The best camping chair depends entirely on how you camp. A chair that is perfect for a car camping trip with a cooler and a canopy is the wrong choice for a backpacking trip where every ounce counts.
The two categories of camping chair
Car camping chairs – prioritize comfort

When weight does not matter, comfort is the right priority. A good car camping chair should:
- Support your full weight without tipping on uneven ground
- Have a high enough seat height to stand up from easily
- Be stable in wind (low center of gravity matters)
- Store in a carry bag that fits in your trunk
Rocking chairs are a popular category for car camping because they add comfort without adding much bulk. A folding rocker that sets up in seconds and sits low to the ground is easier to get in and out of than a high-legged folding chair, and the rocking motion is genuinely relaxing at the end of a long day outdoors.

Backpacking chairs – prioritize weight
Backpacking chairs exist in a very different category. They use aluminum or carbon poles, minimal fabric, and often fold down to the size of a water bottle. The tradeoff is comfort — they are not as supportive or relaxing as a full camp chair.
The benchmark for backpacking chairs is usually under 2 lbs and fitting into your pack's side pocket or lid. Above that weight, the savings over a full car camping chair narrow enough that the added discomfort is not worth it.
What makes a car camping chair good
Seat height. Too low and it is hard to stand from after sitting for a few hours. Aim for 16–18 inches from ground to seat.
Frame stability. Chairs with a wide leg spread and rubber feet stay put on dirt, gravel, and grass. Narrow-base chairs sink or tip on soft ground.
Armrests. Optional but genuinely useful for long evenings. Cup holders on armrests are practical at car camping but add bulk.
Weight capacity. Most standard camping chairs support 250–300 lbs. Check this if you or others using the chair are near those limits.

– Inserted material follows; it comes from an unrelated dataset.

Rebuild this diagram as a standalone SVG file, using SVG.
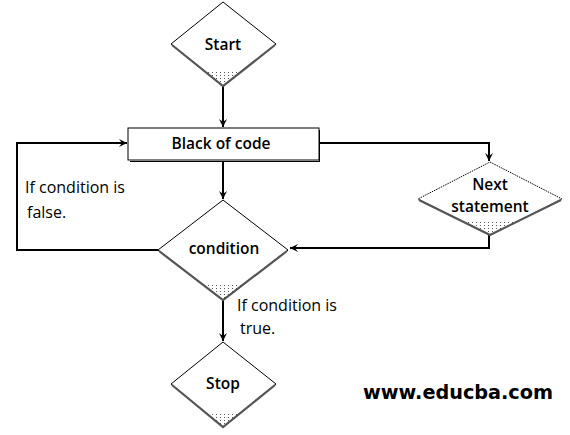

What makes a backpacking chair good
Packed weight. Under 2 lbs is the practical threshold for a chair that is worth carrying. Many ultralight options come in under 1 lb.
Setup time. Pole-style chairs take 2–4 minutes to assemble. Some people find this annoying; others build it into camp setup routine without issue.
Seat height from ground. Backpacking chairs sit very low — often 10–12 inches. Getting up from them requires core strength. This is a real consideration for anyone with knee issues.
Durability. Thin aluminum poles can bend. Carbon fiber is lighter and stronger but significantly more expensive. For most campers, standard aluminum is the right tradeoff.
Do you need a camping chair?
For multi-night trips, yes. Sitting on a log or cooler gets old fast, and a lightweight camp chair adds almost nothing to setup time. Even for backpacking, many experienced hikers carry a small packable chair specifically because the evenings at camp are when you recover for the next day.
For a single overnight, it is optional. For anything longer than one night, it is worth the weight.
Quick guidance
- Car camping, comfort matters: Get a full-size folding chair or rocker with a wide base and high weight capacity.
- Backpacking, weight matters: Get a pole-style lightweight chair under 2 lbs.
- Both: Get both. They are different tools for different trips.